Omit all images. Transcribe the rest of the material below exactly.
SUPPLIED DATA start
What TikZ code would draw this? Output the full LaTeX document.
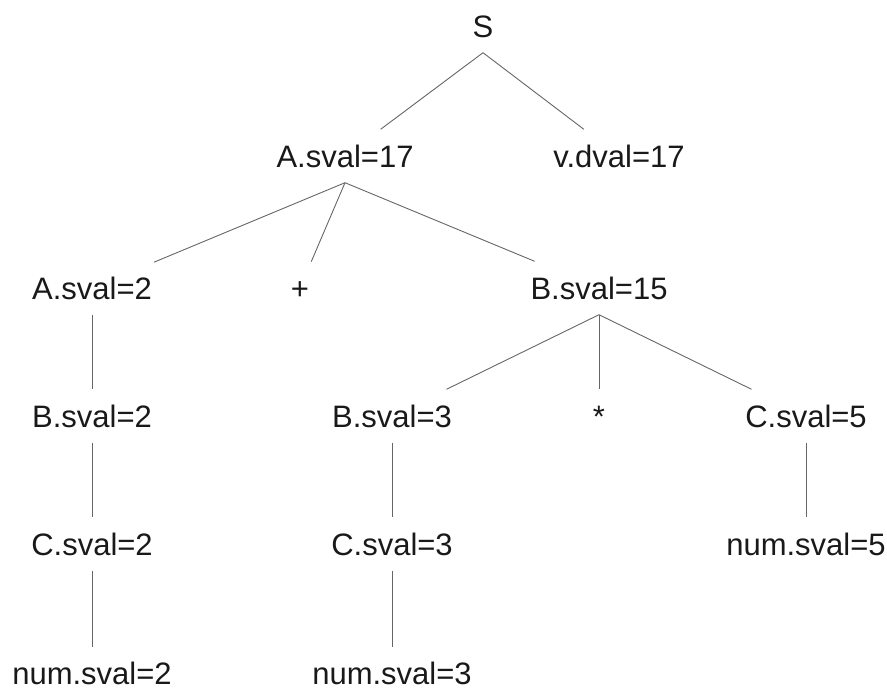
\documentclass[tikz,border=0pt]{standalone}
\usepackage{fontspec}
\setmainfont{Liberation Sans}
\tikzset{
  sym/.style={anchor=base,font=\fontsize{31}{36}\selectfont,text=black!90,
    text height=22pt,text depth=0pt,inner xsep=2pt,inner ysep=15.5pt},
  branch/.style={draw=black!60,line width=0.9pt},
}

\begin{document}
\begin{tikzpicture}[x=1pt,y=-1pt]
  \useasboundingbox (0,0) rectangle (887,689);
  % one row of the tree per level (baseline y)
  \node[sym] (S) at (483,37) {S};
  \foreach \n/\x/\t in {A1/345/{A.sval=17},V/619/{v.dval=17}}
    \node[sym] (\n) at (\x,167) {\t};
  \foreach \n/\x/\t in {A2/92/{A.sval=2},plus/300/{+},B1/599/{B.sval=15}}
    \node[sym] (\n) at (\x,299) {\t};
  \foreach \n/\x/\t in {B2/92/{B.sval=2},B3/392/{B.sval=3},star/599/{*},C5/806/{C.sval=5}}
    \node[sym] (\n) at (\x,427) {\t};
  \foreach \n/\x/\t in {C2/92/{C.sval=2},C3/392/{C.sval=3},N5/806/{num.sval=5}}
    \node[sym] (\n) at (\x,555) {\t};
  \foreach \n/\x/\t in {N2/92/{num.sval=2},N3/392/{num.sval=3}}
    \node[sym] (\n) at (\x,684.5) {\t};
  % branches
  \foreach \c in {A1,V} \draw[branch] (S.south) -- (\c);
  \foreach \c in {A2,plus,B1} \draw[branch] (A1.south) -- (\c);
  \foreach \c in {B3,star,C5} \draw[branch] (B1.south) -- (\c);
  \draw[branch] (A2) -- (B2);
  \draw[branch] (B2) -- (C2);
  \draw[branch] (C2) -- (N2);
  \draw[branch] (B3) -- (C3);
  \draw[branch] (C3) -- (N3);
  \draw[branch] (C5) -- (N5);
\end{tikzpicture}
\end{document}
SUPPLIED DATA end
§ **OUTPUT FOR THIS EXERCISE**:
What TikZ code would draw this? Output the full LaTeX document.
\documentclass[tikz,border=0pt]{standalone}
\usepackage{fontspec}
\setmainfont{Liberation Sans}
\tikzset{
  sym/.style={anchor=base,font=\fontsize{31}{36}\selectfont,text=black!90,
    text height=22pt,text depth=0pt,inner xsep=2pt,inner ysep=15.5pt},
  branch/.style={draw=black!60,line width=0.9pt},
}

\begin{document}
\begin{tikzpicture}[x=1pt,y=-1pt]
  \useasboundingbox (0,0) rectangle (887,689);
  % one row of the tree per level (baseline y)
  \node[sym] (S) at (483,37) {S};
  \foreach \n/\x/\t in {A1/345/{A.sval=17},V/619/{v.dval=17}}
    \node[sym] (\n) at (\x,167) {\t};
  \foreach \n/\x/\t in {A2/92/{A.sval=2},plus/300/{+},B1/599/{B.sval=15}}
    \node[sym] (\n) at (\x,299) {\t};
  \foreach \n/\x/\t in {B2/92/{B.sval=2},B3/392/{B.sval=3},star/599/{*},C5/806/{C.sval=5}}
    \node[sym] (\n) at (\x,427) {\t};
  \foreach \n/\x/\t in {C2/92/{C.sval=2},C3/392/{C.sval=3},N5/806/{num.sval=5}}
    \node[sym] (\n) at (\x,555) {\t};
  \foreach \n/\x/\t in {N2/92/{num.sval=2},N3/392/{num.sval=3}}
    \node[sym] (\n) at (\x,684.5) {\t};
  % branches
  \foreach \c in {A1,V} \draw[branch] (S.south) -- (\c);
  \foreach \c in {A2,plus,B1} \draw[branch] (A1.south) -- (\c);
  \foreach \c in {B3,star,C5} \draw[branch] (B1.south) -- (\c);
  \draw[branch] (A2) -- (B2);
  \draw[branch] (B2) -- (C2);
  \draw[branch] (C2) -- (N2);
  \draw[branch] (B3) -- (C3);
  \draw[branch] (C3) -- (N3);
  \draw[branch] (C5) -- (N5);
\end{tikzpicture}
\end{document}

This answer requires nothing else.